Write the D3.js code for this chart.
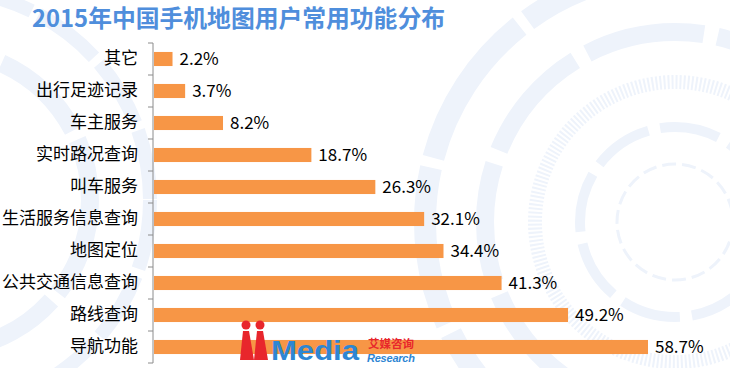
<!DOCTYPE html>
<html>
<head>
<meta charset="utf-8">
<script src="https://cdn.jsdelivr.net/npm/d3@7"></script>
<style>
  body { margin: 0; background: #fff; }
  text { font-family: "Microsoft YaHei", "Noto Sans CJK SC", sans-serif; }
</style>
</head>
<body>
<div id="vizContainer"></div>
<script>
let w = 730;
let h = 368;

// data
let categories = ["其它", "出行足迹记录", "车主服务", "实时路况查询", "叫车服务",
  "生活服务信息查询", "地图定位", "公共交通信息查询", "路线查询", "导航功能"];
let values = [2.2, 3.7, 8.2, 18.7, 26.3, 32.1, 34.4, 41.3, 49.2, 58.7];
let titleText = "2015年中国手机地图用户常用功能分布";

let data = categories.map((c, i) => ({ name: c, value: values[i] }));

let viz = d3.select("#vizContainer").append("svg")
    .attr("width", w)
    .attr("height", h)
    .style("background-color", "white")
;

// background decoration (faint rings)
let deco = viz.append("g").attr("class", "deco");
let ringColor = "#EEF3FB";
let rings = [
  { cx: 675, cy: 222, r: 58, sw: 3, dash: "14 6" },
  { cx: 675, cy: 222, r: 95, sw: 10, dash: "60 12" },
  { cx: 675, cy: 222, r: 140, sw: 14, dash: "2 2" },
  { cx: 675, cy: 222, r: 190, sw: 18, dash: "120 14" },
  { cx: 675, cy: 222, r: 250, sw: 22, dash: "160 10" },
  { cx: -60, cy: 200, r: 150, sw: 18, dash: "100 10" },
  { cx: -60, cy: 200, r: 210, sw: 14, dash: "70 8" }
];
rings.forEach(r => {
  deco.append("circle")
    .attr("cx", r.cx).attr("cy", r.cy).attr("r", r.r)
    .attr("fill", "none")
    .attr("stroke", ringColor)
    .attr("stroke-width", r.sw)
    .attr("stroke-dasharray", r.dash);
});

// title
viz.append("text")
    .attr("x", 32)
    .attr("y", 27)
    .attr("font-size", 23.5)
    .attr("font-weight", "bold")
    .attr("fill", "#4F8EDC")
    .attr("textLength", 413)
    .attr("lengthAdjust", "spacingAndGlyphs")
    .text(titleText)
;

let left = 153;
let xScale = d3.scaleLinear().domain([0, 58.7]).range([left, 647]);
let yScale = d3.scaleBand().domain(categories).range([43, 363]).paddingInner(0.56).paddingOuter(0.28);

// y axis
let yAxis = d3.axisLeft(yScale).tickSize(0).tickPadding(15);
let yAxisGroup = viz.append("g")
    .attr("class", "yaxis")
    .attr("transform", "translate(" + left + ",0)")
    .call(yAxis)
;
yAxisGroup.select(".domain").attr("stroke", "#8C8C8C").attr("d", "M0,43V363");
yAxisGroup.selectAll("text")
    .attr("font-size", 17)
    .attr("fill", "#000")
    .style("font-family", "'Microsoft YaHei', 'Noto Sans CJK SC', sans-serif")
;
// tick marks between categories
let bounds = d3.range(categories.length + 1).map(i => 43 + i * yScale.step());
yAxisGroup.selectAll(".sep").data(bounds).enter()
  .append("line")
    .attr("class", "sep")
    .attr("x1", -5).attr("x2", 0)
    .attr("y1", d => d).attr("y2", d => d)
    .attr("stroke", "#8C8C8C")
;

// bars
let bars = viz.append("g").attr("class", "bars");
bars.selectAll("rect").data(data).enter()
  .append("rect")
    .attr("x", left + 1)
    .attr("y", d => yScale(d.name))
    .attr("width", d => xScale(d.value) - left)
    .attr("height", yScale.bandwidth())
    .attr("fill", "#F79646")
;

// value labels
bars.selectAll(".val").data(data).enter()
  .append("text")
    .attr("class", "val")
    .attr("x", d => xScale(d.value) + 8)
    .attr("y", d => yScale(d.name) + yScale.bandwidth() / 2)
    .attr("dy", "0.36em")
    .attr("font-size", 17)
    .attr("fill", "#000")
    .text(d => d.value.toFixed(1) + "%")
;

// logo watermark
let logo = viz.append("g").attr("class", "logo");
logo.append("circle").attr("cx", 246).attr("cy", 325).attr("r", 4.5).attr("fill", "#E8262C");
logo.append("circle").attr("cx", 260).attr("cy", 325).attr("r", 4.5).attr("fill", "#E8262C");
logo.append("path").attr("d", "M243,331 L249,331 L254,360 L240,360 Z").attr("fill", "#E8262C");
logo.append("path").attr("d", "M257,331 L263,331 L268,360 L254,360 Z").attr("fill", "#E8262C");
logo.append("text")
    .attr("x", 271).attr("y", 360)
    .attr("font-size", 27)
    .attr("font-weight", "bold")
    .attr("fill", "#2E86D3")
    .attr("textLength", 88)
    .attr("lengthAdjust", "spacingAndGlyphs")
    .style("font-family", "Arial, 'Liberation Sans', sans-serif")
    .text("Media")
;
logo.append("text")
    .attr("x", 368).attr("y", 348)
    .attr("font-size", 11.5)
    .attr("font-weight", "bold")
    .attr("fill", "#E8262C")
    .text("艾媒咨询")
;
logo.append("text")
    .attr("x", 367).attr("y", 362)
    .attr("font-size", 11)
    .attr("font-style", "italic")
    .attr("font-weight", "bold")
    .attr("fill", "#2E86D3")
    .attr("textLength", 48)
    .style("font-family", "Arial, 'Liberation Sans', sans-serif")
    .text("Research")
;
</script>
</body>
</html>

━━━━

Write out the listing above again, exactly, but with no pictures in the copy.

Expected answer ▸
Write the D3.js code for this chart.
<!DOCTYPE html>
<html>
<head>
<meta charset="utf-8">
<script src="https://cdn.jsdelivr.net/npm/d3@7"></script>
<style>
  body { margin: 0; background: #fff; }
  text { font-family: "Microsoft YaHei", "Noto Sans CJK SC", sans-serif; }
</style>
</head>
<body>
<div id="vizContainer"></div>
<script>
let w = 730;
let h = 368;

// data
let categories = ["其它", "出行足迹记录", "车主服务", "实时路况查询", "叫车服务",
  "生活服务信息查询", "地图定位", "公共交通信息查询", "路线查询", "导航功能"];
let values = [2.2, 3.7, 8.2, 18.7, 26.3, 32.1, 34.4, 41.3, 49.2, 58.7];
let titleText = "2015年中国手机地图用户常用功能分布";

let data = categories.map((c, i) => ({ name: c, value: values[i] }));

let viz = d3.select("#vizContainer").append("svg")
    .attr("width", w)
    .attr("height", h)
    .style("background-color", "white")
;

// background decoration (faint rings)
let deco = viz.append("g").attr("class", "deco");
let ringColor = "#EEF3FB";
let rings = [
  { cx: 675, cy: 222, r: 58, sw: 3, dash: "14 6" },
  { cx: 675, cy: 222, r: 95, sw: 10, dash: "60 12" },
  { cx: 675, cy: 222, r: 140, sw: 14, dash: "2 2" },
  { cx: 675, cy: 222, r: 190, sw: 18, dash: "120 14" },
  { cx: 675, cy: 222, r: 250, sw: 22, dash: "160 10" },
  { cx: -60, cy: 200, r: 150, sw: 18, dash: "100 10" },
  { cx: -60, cy: 200, r: 210, sw: 14, dash: "70 8" }
];
rings.forEach(r => {
  deco.append("circle")
    .attr("cx", r.cx).attr("cy", r.cy).attr("r", r.r)
    .attr("fill", "none")
    .attr("stroke", ringColor)
    .attr("stroke-width", r.sw)
    .attr("stroke-dasharray", r.dash);
});

// title
viz.append("text")
    .attr("x", 32)
    .attr("y", 27)
    .attr("font-size", 23.5)
    .attr("font-weight", "bold")
    .attr("fill", "#4F8EDC")
    .attr("textLength", 413)
    .attr("lengthAdjust", "spacingAndGlyphs")
    .text(titleText)
;

let left = 153;
let xScale = d3.scaleLinear().domain([0, 58.7]).range([left, 647]);
let yScale = d3.scaleBand().domain(categories).range([43, 363]).paddingInner(0.56).paddingOuter(0.28);

// y axis
let yAxis = d3.axisLeft(yScale).tickSize(0).tickPadding(15);
let yAxisGroup = viz.append("g")
    .attr("class", "yaxis")
    .attr("transform", "translate(" + left + ",0)")
    .call(yAxis)
;
yAxisGroup.select(".domain").attr("stroke", "#8C8C8C").attr("d", "M0,43V363");
yAxisGroup.selectAll("text")
    .attr("font-size", 17)
    .attr("fill", "#000")
    .style("font-family", "'Microsoft YaHei', 'Noto Sans CJK SC', sans-serif")
;
// tick marks between categories
let bounds = d3.range(categories.length + 1).map(i => 43 + i * yScale.step());
yAxisGroup.selectAll(".sep").data(bounds).enter()
  .append("line")
    .attr("class", "sep")
    .attr("x1", -5).attr("x2", 0)
    .attr("y1", d => d).attr("y2", d => d)
    .attr("stroke", "#8C8C8C")
;

// bars
let bars = viz.append("g").attr("class", "bars");
bars.selectAll("rect").data(data).enter()
  .append("rect")
    .attr("x", left + 1)
    .attr("y", d => yScale(d.name))
    .attr("width", d => xScale(d.value) - left)
    .attr("height", yScale.bandwidth())
    .attr("fill", "#F79646")
;

// value labels
bars.selectAll(".val").data(data).enter()
  .append("text")
    .attr("class", "val")
    .attr("x", d => xScale(d.value) + 8)
    .attr("y", d => yScale(d.name) + yScale.bandwidth() / 2)
    .attr("dy", "0.36em")
    .attr("font-size", 17)
    .attr("fill", "#000")
    .text(d => d.value.toFixed(1) + "%")
;

// logo watermark
let logo = viz.append("g").attr("class", "logo");
logo.append("circle").attr("cx", 246).attr("cy", 325).attr("r", 4.5).attr("fill", "#E8262C");
logo.append("circle").attr("cx", 260).attr("cy", 325).attr("r", 4.5).attr("fill", "#E8262C");
logo.append("path").attr("d", "M243,331 L249,331 L254,360 L240,360 Z").attr("fill", "#E8262C");
logo.append("path").attr("d", "M257,331 L263,331 L268,360 L254,360 Z").attr("fill", "#E8262C");
logo.append("text")
    .attr("x", 271).attr("y", 360)
    .attr("font-size", 27)
    .attr("font-weight", "bold")
    .attr("fill", "#2E86D3")
    .attr("textLength", 88)
    .attr("lengthAdjust", "spacingAndGlyphs")
    .style("font-family", "Arial, 'Liberation Sans', sans-serif")
    .text("Media")
;
logo.append("text")
    .attr("x", 368).attr("y", 348)
    .attr("font-size", 11.5)
    .attr("font-weight", "bold")
    .attr("fill", "#E8262C")
    .text("艾媒咨询")
;
logo.append("text")
    .attr("x", 367).attr("y", 362)
    .attr("font-size", 11)
    .attr("font-style", "italic")
    .attr("font-weight", "bold")
    .attr("fill", "#2E86D3")
    .attr("textLength", 48)
    .style("font-family", "Arial, 'Liberation Sans', sans-serif")
    .text("Research")
;
</script>
</body>
</html>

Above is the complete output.